* [The task]:
Skip the pictures and extract all of the lines exactly as written.

* [Material provided]:
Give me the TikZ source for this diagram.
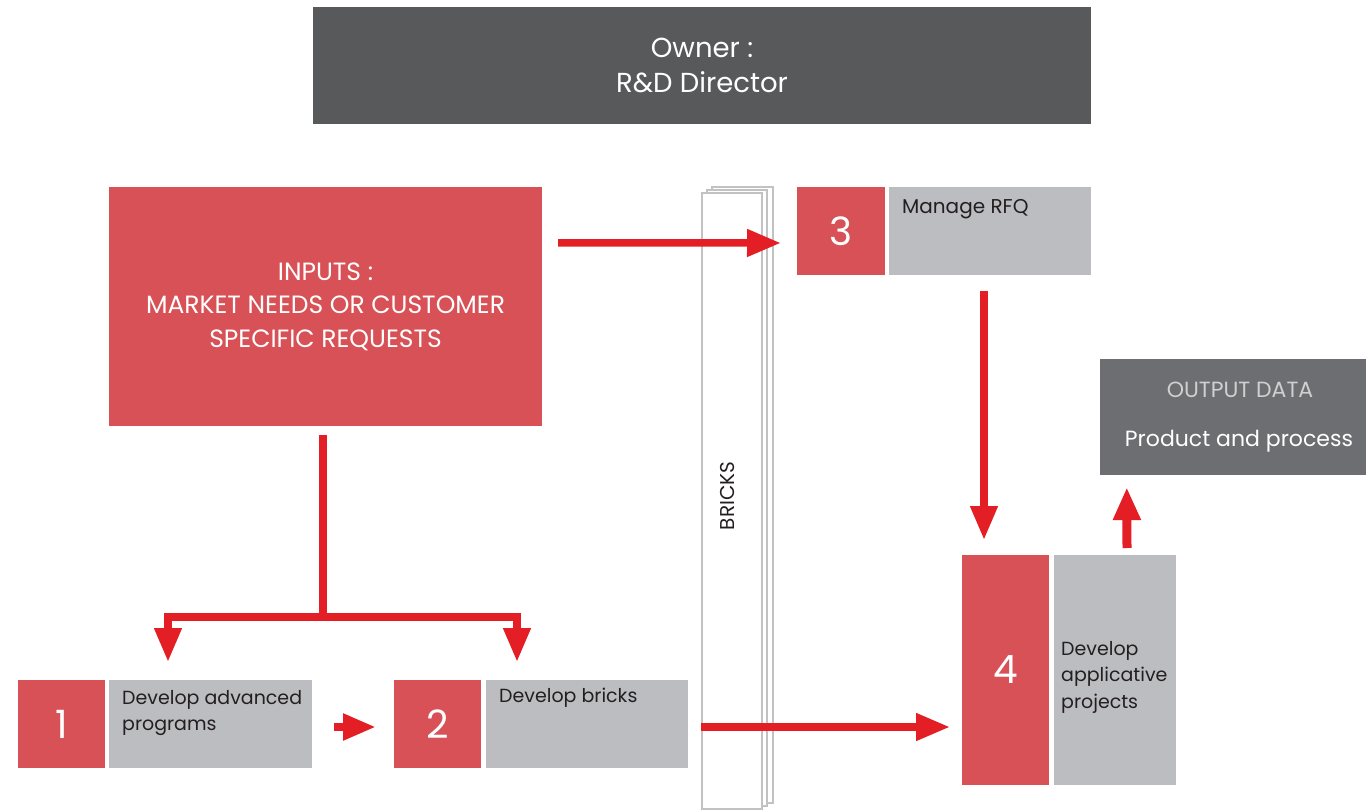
\documentclass[tikz,border=0pt]{standalone}
\usepackage{fontspec}
\setmainfont{Poppins}
\usetikzlibrary{arrows.meta,calc}
\definecolor{boxred}{HTML}{D75156}
\definecolor{boxgray}{HTML}{BCBDC1}
\definecolor{owngray}{HTML}{58595B}
\definecolor{outgray}{HTML}{6D6E71}
\definecolor{arrred}{HTML}{E31E24}
\definecolor{pagegray}{HTML}{C2C2C2}
\definecolor{txtdark}{HTML}{231F20}
\definecolor{outlight}{HTML}{D0D0D0}
\begin{document}
\begin{tikzpicture}[x=1pt,y=-1pt,
  redbox/.style={fill=boxred,text=white,inner sep=0pt,outer sep=0pt,font=\fontsize{39}{39}\selectfont},
  graybox/.style={fill=boxgray,inner sep=0pt,outer sep=0pt},
  boxtext/.style={anchor=north west,inner sep=0pt,align=left,text=txtdark,font=\fontsize{19}{26.5}\selectfont},
  arr/.style={draw=arrred,line width=7.5pt,-{Triangle[length=34pt,width=26pt]}},
  pagesheet/.style={draw=pagegray,line width=2pt,fill=white}]
\useasboundingbox (0,0) rectangle (1366,810);
\fill[white] (0,0) rectangle (1366,810);

% owner
\node[fill=owngray,text=white,inner sep=0pt,minimum width=778pt,minimum height=117pt,align=center,
  font=\fontsize{27.5}{35}\selectfont] (owner) at (702,65.5) {Owner :\\R\&D Director};

% inputs
\node[fill=boxred,text=white,inner sep=0pt,minimum width=433pt,minimum height=239pt,align=center,
  font=\fontsize{25}{33.5}\selectfont] (inputs) at (325.5,306.5) {INPUTS :\\MARKET NEEDS OR CUSTOMER\\SPECIFIC REQUESTS};

% bricks stack
\draw[pagesheet] (712,187) rectangle (773,803);
\draw[pagesheet] (707,190) rectangle (767,806);
\node[pagesheet,inner sep=0pt,minimum width=60pt,minimum height=616pt] (bricks) at (732,501) {};
\node[rotate=90,text=txtdark,inner sep=0pt,font=\fontsize{20}{20}\selectfont] (brickstext) at (728,496) {BRICKS};

% step 3
\node[redbox,minimum width=88pt,minimum height=88pt] (n3) at (841,231) {3};
\node[graybox,minimum width=202pt,minimum height=88pt] (g3) at (990,231) {};
\node[boxtext,font=\fontsize{20}{26.5}\selectfont] (t3) at ($(g3.north west)+(13,12)$) {Manage RFQ};

% output
\node[fill=outgray,inner sep=0pt,minimum width=266pt,minimum height=116pt] (out) at (1233,417) {};
\node[text=outlight,inner sep=0pt,font=\fontsize{22}{22}\selectfont] (outa) at (1240,390) {OUTPUT DATA};
\node[text=white,inner sep=0pt,font=\fontsize{22}{22}\selectfont] (outb) at (1239,441) {Product and process};

% step 4
\node[redbox,minimum width=87pt,minimum height=230pt] (n4) at (1005.5,670) {4};
\node[graybox,minimum width=122pt,minimum height=230pt] (g4) at (1115,670) {};
\node[boxtext] (t4) at ($(g4.north west)+(7,86)$) {Develop\\applicative\\projects};

% step 1
\node[redbox,minimum width=87pt,minimum height=88pt] (n1) at (61.5,724) {1};
\node[graybox,minimum width=203pt,minimum height=88pt] (g1) at (210.5,724) {};
\node[boxtext] (t1) at ($(g1.north west)+(13,10)$) {Develop advanced\\programs};

% step 2
\node[redbox,minimum width=87pt,minimum height=88pt] (n2) at (437.5,724) {2};
\node[graybox,minimum width=202pt,minimum height=88pt] (g2) at (587,724) {};
\node[boxtext] (t2) at ($(g2.north west)+(13,8)$) {Develop bricks};

% connectors
\draw[arr] ($(inputs.north east)+(16,56)$) -- ($(n3.west)+(-16,12)$);
\draw[arr] ($(g3.south west)+(95,16)$) -- ($(n4.north west)+(22,-15)$);
\coordinate (split) at ($(inputs.south)+(-2.5,191)$);
\draw[draw=arrred,line width=7.5pt] ($(inputs.south)+(-2.5,9)$) -- (split);
\draw[arr,line join=miter] (split) -| ($(g1.north west)+(59,-18)$);
\draw[arr,line join=miter] (split) -| ($(g2.north west)+(31,-18)$);
\draw[arr,line width=8pt,-{Triangle[length=33pt,width=25pt]}] ($(g1.east)+(22,3)$) -- ($(n2.west)+(-18,3)$);
\draw[arr] (bricks.west |- 0,727) -- ($(n4.west)+(-12,57)$);
\draw[arr,line width=9pt,-{Triangle[length=33pt,width=26pt]}] ($(g4.north west)+(73,-7)$) -- ($(out.south west)+(27,12)$);
\end{tikzpicture}
\end{document}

* [Output of the task]:
Give me the TikZ source for this diagram.
\documentclass[tikz,border=0pt]{standalone}
\usepackage{fontspec}
\setmainfont{Poppins}
\usetikzlibrary{arrows.meta,calc}
\definecolor{boxred}{HTML}{D75156}
\definecolor{boxgray}{HTML}{BCBDC1}
\definecolor{owngray}{HTML}{58595B}
\definecolor{outgray}{HTML}{6D6E71}
\definecolor{arrred}{HTML}{E31E24}
\definecolor{pagegray}{HTML}{C2C2C2}
\definecolor{txtdark}{HTML}{231F20}
\definecolor{outlight}{HTML}{D0D0D0}
\begin{document}
\begin{tikzpicture}[x=1pt,y=-1pt,
  redbox/.style={fill=boxred,text=white,inner sep=0pt,outer sep=0pt,font=\fontsize{39}{39}\selectfont},
  graybox/.style={fill=boxgray,inner sep=0pt,outer sep=0pt},
  boxtext/.style={anchor=north west,inner sep=0pt,align=left,text=txtdark,font=\fontsize{19}{26.5}\selectfont},
  arr/.style={draw=arrred,line width=7.5pt,-{Triangle[length=34pt,width=26pt]}},
  pagesheet/.style={draw=pagegray,line width=2pt,fill=white}]
\useasboundingbox (0,0) rectangle (1366,810);
\fill[white] (0,0) rectangle (1366,810);

% owner
\node[fill=owngray,text=white,inner sep=0pt,minimum width=778pt,minimum height=117pt,align=center,
  font=\fontsize{27.5}{35}\selectfont] (owner) at (702,65.5) {Owner :\\R\&D Director};

% inputs
\node[fill=boxred,text=white,inner sep=0pt,minimum width=433pt,minimum height=239pt,align=center,
  font=\fontsize{25}{33.5}\selectfont] (inputs) at (325.5,306.5) {INPUTS :\\MARKET NEEDS OR CUSTOMER\\SPECIFIC REQUESTS};

% bricks stack
\draw[pagesheet] (712,187) rectangle (773,803);
\draw[pagesheet] (707,190) rectangle (767,806);
\node[pagesheet,inner sep=0pt,minimum width=60pt,minimum height=616pt] (bricks) at (732,501) {};
\node[rotate=90,text=txtdark,inner sep=0pt,font=\fontsize{20}{20}\selectfont] (brickstext) at (728,496) {BRICKS};

% step 3
\node[redbox,minimum width=88pt,minimum height=88pt] (n3) at (841,231) {3};
\node[graybox,minimum width=202pt,minimum height=88pt] (g3) at (990,231) {};
\node[boxtext,font=\fontsize{20}{26.5}\selectfont] (t3) at ($(g3.north west)+(13,12)$) {Manage RFQ};

% output
\node[fill=outgray,inner sep=0pt,minimum width=266pt,minimum height=116pt] (out) at (1233,417) {};
\node[text=outlight,inner sep=0pt,font=\fontsize{22}{22}\selectfont] (outa) at (1240,390) {OUTPUT DATA};
\node[text=white,inner sep=0pt,font=\fontsize{22}{22}\selectfont] (outb) at (1239,441) {Product and process};

% step 4
\node[redbox,minimum width=87pt,minimum height=230pt] (n4) at (1005.5,670) {4};
\node[graybox,minimum width=122pt,minimum height=230pt] (g4) at (1115,670) {};
\node[boxtext] (t4) at ($(g4.north west)+(7,86)$) {Develop\\applicative\\projects};

% step 1
\node[redbox,minimum width=87pt,minimum height=88pt] (n1) at (61.5,724) {1};
\node[graybox,minimum width=203pt,minimum height=88pt] (g1) at (210.5,724) {};
\node[boxtext] (t1) at ($(g1.north west)+(13,10)$) {Develop advanced\\programs};

% step 2
\node[redbox,minimum width=87pt,minimum height=88pt] (n2) at (437.5,724) {2};
\node[graybox,minimum width=202pt,minimum height=88pt] (g2) at (587,724) {};
\node[boxtext] (t2) at ($(g2.north west)+(13,8)$) {Develop bricks};

% connectors
\draw[arr] ($(inputs.north east)+(16,56)$) -- ($(n3.west)+(-16,12)$);
\draw[arr] ($(g3.south west)+(95,16)$) -- ($(n4.north west)+(22,-15)$);
\coordinate (split) at ($(inputs.south)+(-2.5,191)$);
\draw[draw=arrred,line width=7.5pt] ($(inputs.south)+(-2.5,9)$) -- (split);
\draw[arr,line join=miter] (split) -| ($(g1.north west)+(59,-18)$);
\draw[arr,line join=miter] (split) -| ($(g2.north west)+(31,-18)$);
\draw[arr,line width=8pt,-{Triangle[length=33pt,width=25pt]}] ($(g1.east)+(22,3)$) -- ($(n2.west)+(-18,3)$);
\draw[arr] (bricks.west |- 0,727) -- ($(n4.west)+(-12,57)$);
\draw[arr,line width=9pt,-{Triangle[length=33pt,width=26pt]}] ($(g4.north west)+(73,-7)$) -- ($(out.south west)+(27,12)$);
\end{tikzpicture}
\end{document}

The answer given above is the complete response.